All of which may be shocking to those who, to borrow a film title from George Cukor, were born yesterday. But longtime Avenue readers will know that scandal runs deep in the Hammer family.
Armie’s great-grandfather, the legendary businessman and art collector Armand Hammer, was born in New York City and made his first fortune in the drug business. More money followed, notably from his stewardship of Occidental Petroleum. But scandal followed him wherever he went, and along the way he was accused of bribery and trafficking in forged Fabergé eggs. The FBI kept a file on him, worried that he was too chummy with the Soviets. His extramarital affairs were the stuff of legend (forcing one mistress to change her name and wear a disguise, to throw his wife off the trail) and he was known for carting around “a briefcase full of cash” to lubricate business deals
Armand’s only son, Julian, was a loose cannon who once killed a man over a gambling debt, but got off by claiming self defense. Armand skipped over Julian and left his business — and much of his fortune — to his grandson, Michael, Armie’s father.

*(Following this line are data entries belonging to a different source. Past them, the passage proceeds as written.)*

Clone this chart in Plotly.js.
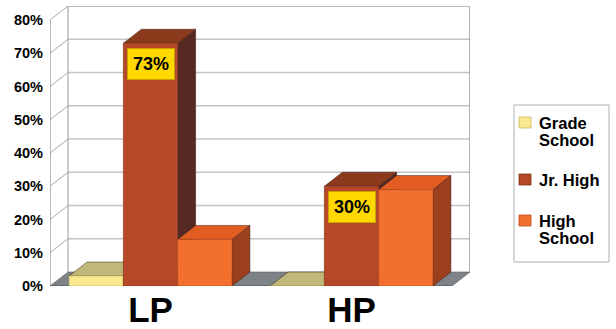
<!DOCTYPE html>
<html>
<head>
<meta charset="utf-8">
<script src="https://cdn.plot.ly/plotly-3.0.1.min.js"></script>
<style>html,body{margin:0;padding:0;background:#fff;}#chart{width:616px;height:329px;}</style>
</head>
<body>
<div id="chart"></div>
<script>
// ---- data ----
const categories = ['LP', 'HP'];
const catPos = [0, 1];
const seriesNames = ['Grade School', 'Jr. High', 'High School'];
const legendLines = [['Grade', 'School'], ['Jr. High'], ['High', 'School']];
const gradeSchool = [3, 0];
const jrHigh = [73, 30];
const highSchool = [14, 29];
const jrHighLabels = ['73%', '30%'];
const yTickVals = [0, 10, 20, 30, 40, 50, 60, 70, 80];

// ---- styles ----
const frontColors = ['#fbe98f', '#b64827', '#f26f2e'];
const topColors = ['#bfb878', '#8c3a1c', '#e35c22'];
const sideColors = ['#a09a55', '#552a22', '#9b3f1e'];
const edgeColors = ['#c9b860', '#7a2e16', '#b94a1c'];
const FONT = 'Liberation Sans, Arial, Helvetica, sans-serif';

const seriesValues = [gradeSchool, jrHigh, highSchool];
const nSeries = seriesValues.length;
const bargap = 0.19;
const groupW = 1 - bargap;
const barW = groupW / nSeries;
const dX = 0.0896;   // depth offset in x units
const dY = 4.21;     // depth offset in y units
const xMin = -0.5, xMax = 1.5, yMax = 80;

// plot-area pixel geometry (for paper-referenced legend)
const PL = 50, PR = 470, PT = 6, PB = 286;
const px = x => (x - PL) / (PR - PL);
const py = y => (PB - y) / (PB - PT);

const traces = seriesValues.map((vals, s) => ({
  type: 'bar',
  name: seriesNames[s],
  x: catPos,
  y: vals,
  width: catPos.map(() => barW),
  offset: catPos.map(() => -groupW / 2 + s * barW),
  marker: { color: frontColors[s], line: { color: edgeColors[s], width: 0.6 } },
  hoverinfo: 'skip',
  showlegend: false
}));

const shapes = [];
const gridCol = '#c4c4c4';
// floor
shapes.push({ type: 'path', xref: 'x', yref: 'y', layer: 'below',
  path: `M${xMin},0 L${xMin + dX},${dY} L${xMax + dX},${dY} L${xMax},0 Z`,
  fillcolor: '#7d8387', line: { color: '#5c6064', width: 0.6 } });
// gridlines on side wall and back wall
yTickVals.forEach(v => {
  if (v === 0) return;
  const c = v === yMax ? '#bdbdbd' : gridCol;
  const w = v === yMax ? 2 : 1.3;
  shapes.push({ type: 'line', xref: 'x', yref: 'y', layer: 'below',
    x0: xMin, y0: v, x1: xMin + dX, y1: v + dY, line: { color: '#a8a8a8', width: 1 } });
  shapes.push({ type: 'line', xref: 'x', yref: 'y', layer: 'below',
    x0: xMin + dX, y0: v + dY, x1: xMax + dX, y1: v + dY, line: { color: c, width: w } });
});
// wall edges
shapes.push({ type: 'line', xref: 'x', yref: 'y', layer: 'below',
  x0: xMin, y0: 0, x1: xMin, y1: yMax, line: { color: '#8a8a8a', width: 1.2 } });
shapes.push({ type: 'line', xref: 'x', yref: 'y', layer: 'below',
  x0: xMin + dX, y0: dY, x1: xMin + dX, y1: yMax + dY, line: { color: '#9a9a9a', width: 1 } });
shapes.push({ type: 'line', xref: 'x', yref: 'y', layer: 'below',
  x0: xMax + dX, y0: dY, x1: xMax + dX, y1: yMax + dY, line: { color: '#999999', width: 1.5 } });
shapes.push({ type: 'line', xref: 'x', yref: 'y', layer: 'below',
  x0: xMin, y0: 0, x1: xMax, y1: 0, line: { color: '#555a5e', width: 1 } });

// bar tops and sides
catPos.forEach((c, ci) => {
  for (let s = 0; s < nSeries; s++) {
    const v = seriesValues[s][ci];
    const x0 = c - groupW / 2 + s * barW;
    const x1 = x0 + barW;
    shapes.push({ type: 'path', xref: 'x', yref: 'y', layer: 'below',
      path: `M${x1},0 L${x1},${v} L${x1 + dX},${v + dY} L${x1 + dX},${dY} Z`,
      fillcolor: sideColors[s], line: { color: '#3a1a10', width: 0.5 } });
    shapes.push({ type: 'path', xref: 'x', yref: 'y', layer: 'below',
      path: `M${x0},${v} L${x0 + dX},${v + dY} L${x1 + dX},${v + dY} L${x1},${v} Z`,
      fillcolor: topColors[s], line: { color: '#3a1a10', width: 0.5 } });
  }
});

const annotations = catPos.map((c, ci) => ({
  x: c - groupW / 2 + 1 * barW + barW / 2,
  y: jrHigh[ci],
  xref: 'x', yref: 'y',
  text: jrHighLabels[ci],
  showarrow: false,
  yanchor: 'top',
  yshift: -5,
  bgcolor: '#ffd800',
  bordercolor: '#c8a200',
  borderwidth: 1,
  borderpad: 5,
  font: { family: FONT, size: 18, color: '#000', weight: 'bold' }
}));

// ---- legend (drawn in paper coordinates) ----
shapes.push({ type: 'rect', xref: 'paper', yref: 'paper',
  x0: px(514), x1: px(609), y0: py(262), y1: py(105),
  line: { color: '#b0b0b0', width: 1 }, fillcolor: '#ffffff' });
const legendTop = [117, 174, 215];   // top of each legend square (px)
const lineStep = 17;
legendLines.forEach((lines, s) => {
  const t = legendTop[s];
  shapes.push({ type: 'rect', xref: 'paper', yref: 'paper',
    x0: px(519), x1: px(531), y0: py(t + 11), y1: py(t),
    fillcolor: frontColors[s], line: { color: edgeColors[s], width: 0.8 } });
  lines.forEach((ln, li) => {
    annotations.push({ xref: 'paper', yref: 'paper',
      x: px(537), y: py(t + 6 + li * lineStep), xanchor: 'left', yanchor: 'middle',
      text: ln, showarrow: false,
      font: { family: FONT, size: 16.5, color: '#000', weight: 'bold' } });
  });
});

const layout = {
  width: 616, height: 329,
  margin: { l: PL, r: 616 - PR, t: PT, b: 329 - PB },
  paper_bgcolor: '#ffffff',
  plot_bgcolor: '#ffffff',
  showlegend: false,
  barmode: 'overlay',
  xaxis: {
    range: [xMin, xMin + (PR - PL) / 201],
    tickvals: catPos, ticktext: categories,
    showgrid: false, zeroline: false, showline: false, ticks: '',
    tickfont: { family: FONT, size: 35, color: '#000', weight: 'bold' },
    fixedrange: true
  },
  yaxis: {
    range: [0, (PB - PT) / 3.325],
    tickvals: yTickVals, ticktext: yTickVals.map(v => v + '%'),
    showgrid: false, zeroline: false, showline: false, ticks: '',
    ticklabelstandoff: 6,
    tickfont: { family: FONT, size: 14.5, color: '#000', weight: 'bold' },
    fixedrange: true
  },
  shapes: shapes,
  annotations: annotations
};

Plotly.newPlot('chart', traces, layout, { displayModeBar: false, staticPlot: true });
</script>
</body>
</html>
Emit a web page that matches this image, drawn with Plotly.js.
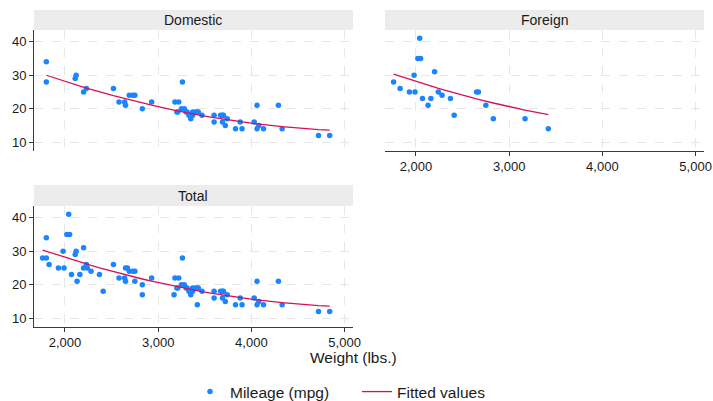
<!DOCTYPE html>
<html>
<head>
<meta charset="utf-8">
<script src="https://cdn.plot.ly/plotly-3.0.1.min.js"></script>
<style>html,body{margin:0;padding:0;background:#fff;}#chart{width:713px;height:401px;}</style>
</head>
<body>
<div id="chart"></div>
<script>
// Domestic cars: weight (lbs.), mileage (mpg), fitted values
const weightDomestic = [2930,3350,2640,3250,4080,3670,2230,3280,3880,3400,4330,3900,4290,2110,3690,3180,3220,2750,3430,2120,3600,3600,3740,1800,2650,4840,4720,3830,2580,4060,3720,3370,4130,2830,4060,3310,3300,3690,3370,2730,4030,3260,1800,2200,2520,3330,3700,3470,3210,3200,3420,2690];
const mpgDomestic = [22,17,22,20,15,18,26,20,16,19,14,14,21,29,16,22,22,24,19,30,18,16,17,28,21,12,12,14,22,14,15,18,14,20,21,19,19,18,19,24,16,28,34,25,26,18,18,18,19,19,19,24];
const fitDomestic = [21.03,18.57,23.01,19.11,15.39,17.00,26.17,18.95,16.12,18.30,14.63,16.04,14.74,27.19,16.91,19.51,19.28,22.23,18.15,27.10,17.32,17.32,16.70,29.98,22.93,13.58,13.76,16.32,23.44,15.46,16.78,18.46,15.23,21.69,15.46,18.78,18.84,16.91,18.46,22.37,15.56,19.06,29.98,26.42,23.89,18.67,16.87,17.95,19.34,19.39,18.20,22.65];
// Foreign cars
const weightForeign = [2830,2070,2650,2370,2020,2280,2750,2130,2240,1760,1980,3420,1830,2050,2410,2200,2670,2160,2040,1930,1990,3170];
const mpgForeign = [17,23,25,23,35,24,21,21,25,28,30,14,26,35,18,31,25,23,41,25,25,17];
const fitForeign = [21.69,27.53,22.93,25.04,27.97,25.76,22.23,27.01,26.09,30.35,28.32,18.20,29.69,27.71,24.73,26.42,22.79,26.76,27.79,28.77,28.24,19.57];

const panelTitles = ['Domestic', 'Foreign', 'Total'];
const xTickVals = [2000, 3000, 4000, 5000];
const xTickText = ['2,000', '3,000', '4,000', '5,000'];
const yTickVals = [10, 20, 30, 40];
const yTickText = ['10', '20', '30', '40'];
const xTitle = 'Weight (lbs.)';
const seriesNames = ['Mileage (mpg)', 'Fitted values'];

const weightTotal = weightDomestic.concat(weightForeign);
const mpgTotal = mpgDomestic.concat(mpgForeign);
const fitTotal = fitDomestic.concat(fitForeign);

const dotColor = '#1a85ff';
const lineColor = '#d41159';
const W = 713, H = 401;

function sortedLine(xs, ys) {
  const idx = xs.map((v, i) => i).sort((a, b) => xs[a] - xs[b]);
  return {x: idx.map(i => xs[i]), y: idx.map(i => ys[i])};
}

const panels = [
  {w: weightDomestic, m: mpgDomestic, f: fitDomestic, xa: 'x', ya: 'y'},
  {w: weightForeign, m: mpgForeign, f: fitForeign, xa: 'x2', ya: 'y2'},
  {w: weightTotal, m: mpgTotal, f: fitTotal, xa: 'x3', ya: 'y3'}
];

const data = [];
panels.forEach((p, k) => {
  data.push({
    type: 'scatter', mode: 'markers', x: p.w, y: p.m, xaxis: p.xa, yaxis: p.ya,
    name: seriesNames[0], legendgroup: 'a', showlegend: k === 0,
    marker: {color: dotColor, size: 5.5}, hoverinfo: 'x+y'
  });
});
panels.forEach((p, k) => {
  const s = sortedLine(p.w, p.f);
  data.push({
    type: 'scatter', mode: 'lines', x: s.x, y: s.y, xaxis: p.xa, yaxis: p.ya,
    name: seriesNames[1], legendgroup: 'b', showlegend: k === 0,
    line: {color: lineColor, width: 1.3}, hoverinfo: 'x+y'
  });
});

const gridColor = '#e6e6e6';
const axisColor = '#3a3a3a';
const xRange = [1668, 5090];
const yRange = [7.5, 43.5];

function xAxis(px0, px1, showLabels, anchor) {
  return {
    domain: [px0 / W, px1 / W], range: xRange, anchor: anchor,
    tickvals: xTickVals, ticktext: xTickText,
    showticklabels: showLabels, ticks: showLabels ? 'outside' : '', ticklen: 4, tickcolor: axisColor,
    showline: showLabels, linecolor: axisColor, linewidth: 1,
    showgrid: true, gridcolor: gridColor, griddash: 'dash', gridwidth: 1,
    zeroline: false, tickfont: {size: 13}
  };
}
function yAxis(top, bottom, showLabels, anchor) {
  return {
    domain: [1 - bottom / H, 1 - top / H], range: yRange, anchor: anchor,
    tickvals: yTickVals, ticktext: yTickText,
    showticklabels: showLabels, ticks: showLabels ? 'outside' : '', ticklen: 4, tickcolor: axisColor,
    showline: showLabels, linecolor: axisColor, linewidth: 1,
    showgrid: true, gridcolor: gridColor, griddash: 'dash', gridwidth: 1,
    zeroline: false, tickfont: {size: 13}
  };
}

const layout = {
  width: W, height: H,
  margin: {l: 0, r: 0, t: 0, b: 0, autoexpand: false},
  paper_bgcolor: '#ffffff', plot_bgcolor: '#ffffff',
  font: {family: 'Liberation Sans, Arial, sans-serif', color: '#1a1a1a', size: 13},
  xaxis: xAxis(34, 353, false, 'y'),
  yaxis: yAxis(30, 150.5, true, 'x'),
  xaxis2: xAxis(385, 704, true, 'y2'),
  yaxis2: yAxis(30, 150.5, false, 'x2'),
  xaxis3: xAxis(34, 353, true, 'y3'),
  yaxis3: yAxis(206, 326.5, true, 'x3'),
  shapes: [
    {type: 'rect', xref: 'paper', yref: 'paper', x0: 34 / W, x1: 353 / W, y0: 1 - 30 / H, y1: 1 - 10 / H, fillcolor: '#ececec', line: {width: 0}, layer: 'below'},
    {type: 'rect', xref: 'paper', yref: 'paper', x0: 385 / W, x1: 704 / W, y0: 1 - 30 / H, y1: 1 - 10 / H, fillcolor: '#ececec', line: {width: 0}, layer: 'below'},
    {type: 'rect', xref: 'paper', yref: 'paper', x0: 34 / W, x1: 353 / W, y0: 1 - 206 / H, y1: 1 - 185 / H, fillcolor: '#ececec', line: {width: 0}, layer: 'below'}
  ],
  annotations: [
    {text: panelTitles[0], xref: 'paper', yref: 'paper', x: 193.5 / W, y: 1 - 20 / H, showarrow: false, xanchor: 'center', yanchor: 'middle', font: {size: 14}},
    {text: panelTitles[1], xref: 'paper', yref: 'paper', x: 544.5 / W, y: 1 - 20 / H, showarrow: false, xanchor: 'center', yanchor: 'middle', font: {size: 14}},
    {text: panelTitles[2], xref: 'paper', yref: 'paper', x: 193.5 / W, y: 1 - 195.5 / H, showarrow: false, xanchor: 'center', yanchor: 'middle', font: {size: 14}},
    {text: xTitle, xref: 'paper', yref: 'paper', x: 353 / W, y: 1 - 357 / H, showarrow: false, xanchor: 'center', yanchor: 'middle', font: {size: 15.5}}
  ],
  showlegend: true,
  legend: {
    orientation: 'h', x: 190 / W, xanchor: 'left', y: 1 - 375 / H, yanchor: 'top',
    font: {size: 15.5}, itemwidth: 30, entrywidth: 122, entrywidthmode: 'pixels',
    bgcolor: 'rgba(0,0,0,0)', traceorder: 'normal'
  }
};

Plotly.newPlot('chart', data, layout, {displayModeBar: false, staticPlot: true});
</script>
</body>
</html>
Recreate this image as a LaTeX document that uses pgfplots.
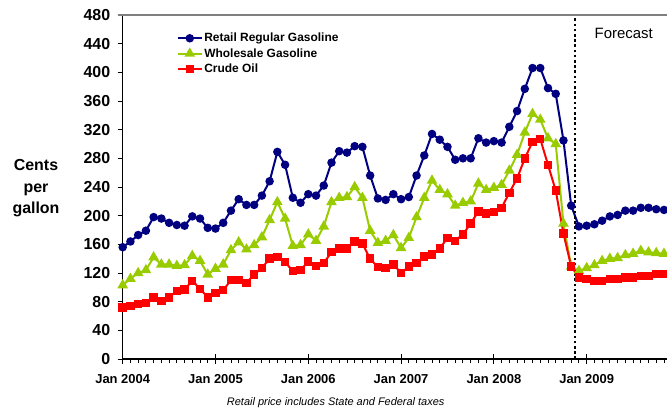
\documentclass[border=0pt]{standalone}
\usepackage{fontspec}
\setmainfont{Liberation Sans}
\usepackage{pgfplots}
\pgfplotsset{compat=1.18}
\usepackage{pgfplotstable}

\definecolor{retailblue}{HTML}{000080}
\definecolor{wholegreen}{HTML}{99CC00}
\definecolor{crudered}{HTML}{FF0000}

% month index 0 = Jan 2004, cents per gallon
\pgfplotstableread{
m  retail wholesale crude
0  156 103 72
1  164 112 74
2  173 120 77
3  179 124 78
4  198 142 86
5  196 132 81
6  190 132 86
7  187 130 95
8  186 131 97
9  199 144 109
10 196 137 98
11 183 118 86
12 182 126 92
13 190 132 96
14 207 152 110
15 223 163 110
16 215 153 106
17 215 159 118
18 228 170 127
19 248 194 140
20 289 219 142
21 271 196 135
22 225 158 123
23 218 159 124
24 230 174 136
25 228 165 130
26 242 185 134
27 274 219 149
28 290 225 154
29 288 226 154
30 297 240 164
31 296 225 161
32 256 179 140
33 224 162 128
34 222 165 127
35 230 173 132
36 223 155 120
37 226 169 129
38 256 198 134
39 284 225 143
40 314 249 146
41 306 236 154
42 296 230 169
43 278 214 165
44 280 218 174
45 280 220 189
46 308 245 206
47 302 236 203
48 304 239 205
49 302 243 211
50 324 263 232
51 346 285 252
52 377 316 280
53 406 342 303
54 406 334 307
55 378 308 271
56 370 300 235
57 305 189 175
58 214 129 129
59 185 123 114
60 186 127 112
61 188 131 109
62 193 137 109
63 199 140 112
64 201 141 112
65 207 145 114
66 207 147 114
67 211 151 116
68 211 149 116
69 209 148 119
70 208 147 119
}\prices

\begin{document}
\begin{tikzpicture}
\useasboundingbox (-122.7bp,-50bp) rectangle (544.3bp,359bp);
\begin{axis}[
  scale only axis,
  width=544.3bp, height=344bp,
  xmin=0, xmax=70.39, ymin=0, ymax=480,
  clip=false,
  axis x line*=bottom, axis y line*=left,
  axis line style={black, line width=1.4bp},
  xtick={0,12,24,36,48,60},
  xticklabels={Jan 2004,Jan 2005,Jan 2006,Jan 2007,Jan 2008,Jan 2009},
  minor xtick={1,...,70},
  ytick={0,40,...,480},
  tick align=outside,
  major tick length=5bp,
  minor tick length=3.5bp,
  tick style={black, line width=0.9bp},
  extra x ticks={0,12,24,36,48,60},
  extra x tick labels={},
  extra x tick style={tick align=inside, major tick length=5bp},
  /pgf/number format/assume math mode=true,
  yticklabel style={font=\bfseries\fontsize{16}{16}\selectfont, xshift=-4bp},
  xticklabel style={font=\bfseries\fontsize{13}{13}\selectfont, yshift=-7bp},
  legend cell align=left,
  legend style={at={(0.099,0.952)}, anchor=north west, draw=none, fill=none,
                inner sep=0pt, row sep=2.2bp,
                font=\bfseries\fontsize{12}{12}\selectfont,
                nodes={inner sep=1.5bp}},
  legend image code/.code={\draw[mark repeat=2,mark phase=2]
      plot coordinates {(0bp,0bp) (12bp,0bp) (24bp,0bp)};},
]
\addplot[retailblue, line width=2bp, mark=*, mark size=3.2bp,
         mark options={fill=retailblue}] table[x=m, y=retail] {\prices};
\addlegendentry{Retail Regular Gasoline}
\addplot[wholegreen, line width=2bp, mark=triangle*, mark size=4.2bp,
         mark options={fill=wholegreen}] table[x=m, y=wholesale] {\prices};
\addlegendentry{Wholesale Gasoline}
\addplot[crudered, line width=2bp, mark=square*, mark size=3.2bp,
         mark options={fill=crudered}] table[x=m, y=crude] {\prices};
\addlegendentry{Crude Oil}
\draw[black, line width=2.2bp, dash pattern=on 2.6bp off 2.6bp]
  (axis cs:58.5,0) -- (axis cs:58.5,480);
\draw[gray, line width=2bp] ([xshift=-5bp]axis cs:0,480) -- (axis cs:70.39,480);
\end{axis}
\node[align=center, font=\bfseries\fontsize{16}{21.5}\selectfont]
  at (-86.7bp,170.5bp) {Cents\\per\\gallon};
\node[font=\fontsize{15}{15}\selectfont] at (501bp,325.7bp) {Forecast};
\node[font=\itshape\fontsize{11}{11}\selectfont] at (213bp,-44bp)
  {Retail price includes State and Federal taxes};
\end{tikzpicture}
\end{document}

Armand died in 1990. But the Hammer clan were back in the tabloids for a New York art world scandal in the early 2000s.
The family owned Knoedler Gallery, which was accused of selling a forged Jackson Pollock. It turned out not to be just one: a tide of lawsuits would ultimately allege the gallery traded in a string of forgeries.
It was not proven the Hammer family themselves had anything to do with the con (former gallery director Ann Freedman was the one named in the Pollock debacle), but during one of the trials it was said that Michael used the holdings group that owned the gallery as his “personal piggy bank.”
Even so, not all of the Hammers have been living the high life.
Casey Hammer, Armie’s aunt, only has $100 in her savings account according to Vanity Fair‘s excellent story on the family — but seems happy to have gotten “away from the Hammer genetic trail.”
She told the magazine: “If you would have told me in my 20s that I would end up financially challenged, single, and working at Home Depot, I would have bet you a million dollars that wouldn’t have happened.”